Compartmentalizing is a beautiful thing if it is done correctly. It is a way to sort and separate all of the dynamic aspects of life in order to prevent feelings overwhelmed. However it is important to not compartmentalize to the point where the important emotions and feelings are lost.
The fact that men compartmentalize can be frustrating for women because sometimes we just want answers or we have so many unorganized thoughts in our heads. These thoughts, fueled by emotions, usually come out in the form of verbal diarrhea. Sorry for the mental picture but it’s true. I have found myself on many occasions saying things I don’t mean or mentally freaking out because I am unable to think rationally in order to compartmentalize a situation.
I’m going to personalize this a bit and say that the biggest thing I think I have feared as a result of my lack of compartmentalizing skills are that I will push a guy away because of my words. The lack of ability to compartmentalize on a woman’s part can send a guy running because he doesn’t understand that sometimes women freak out and sometimes we just need to be reassured that everything is okay and that he still cares. And it just gets worse because then we live with the fear that we pushed him away and we have to work on compartmentalizing that fear and stop worrying. It’s a vicious cycle I tell you!
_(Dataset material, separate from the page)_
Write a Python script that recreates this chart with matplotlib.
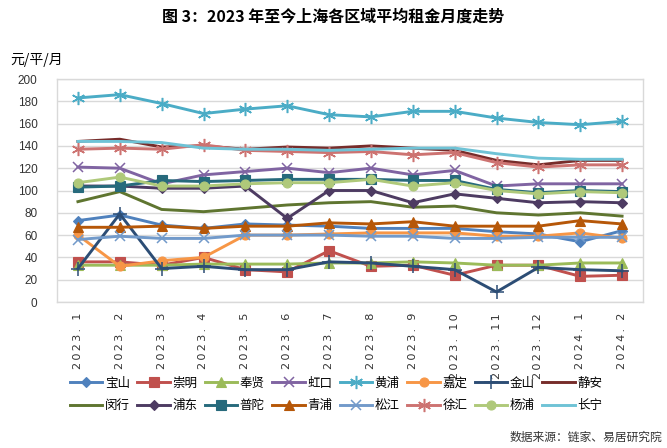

One final thing…I read this article posted on CBS.com titled “Advice from Cosmo on How to Better Handle the Man in Your life.” I have to admit, as soon as I saw “Cosmo” I was about to click the X at the upper right hand corner of my browser but something made me scroll the article. The final piece of advice given by the editor-in-chief is this: “He won’t warn you if the relationship is on the rocks.” She basically says that guys will not warn you if he’s not happy or if he wants to end things because he doesn’t know himself. Men don’t spend tons of hours over-obsessing over the ups and downs of the day you spent together.
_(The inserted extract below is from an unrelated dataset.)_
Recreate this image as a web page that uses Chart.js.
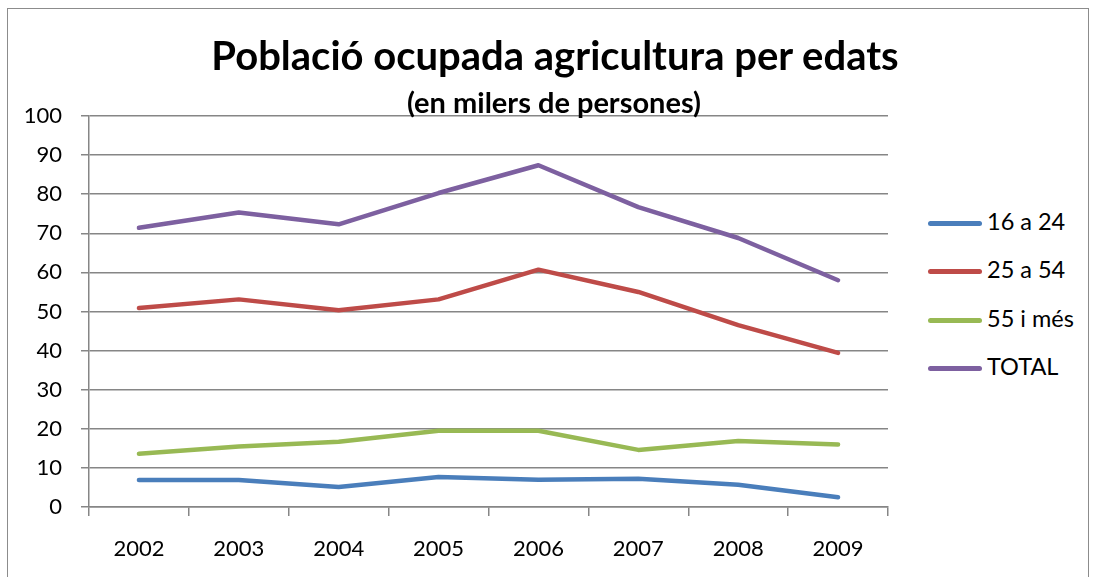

"Men tend to let the little things that irritate them build and build and build without saying a word, because they don't want to deal with the whole relationship drama," explains Hughes. "Then suddenly, their frustrations snowball and they go into crisis mode, ready to end things." She suggests that if you sense that your significant other is acting removed, to confront in a non-dramatic way.
So my question is how do we tell if a man is just doing normal compartmentalization or if there is really something wrong? How do we know when the silence is normal or it is a signal that things are going south? This is why men call women crazy. All of this wondering has caused us to go mad!
I need to stop writing before my head explodes. I’m going to post this, but something makes me think I should have compartmentalized first?
2 comments:
hahaha! i LOVED this article! its SOOO true! if men could really see what all goes on in our minds, they'd REALLY think we are nuts ;) and its so frustrating as a woman, and impossible to understand i might add... that as there are 10jillion things going on in our heads, there might be one or two (if any)going on in a man's head. I often find myself wondering how we can feel SO much and they feel so little! This is one reason why I hesitate at the thought of a female president LOL... ssshhh, don't tell a man I said that ;)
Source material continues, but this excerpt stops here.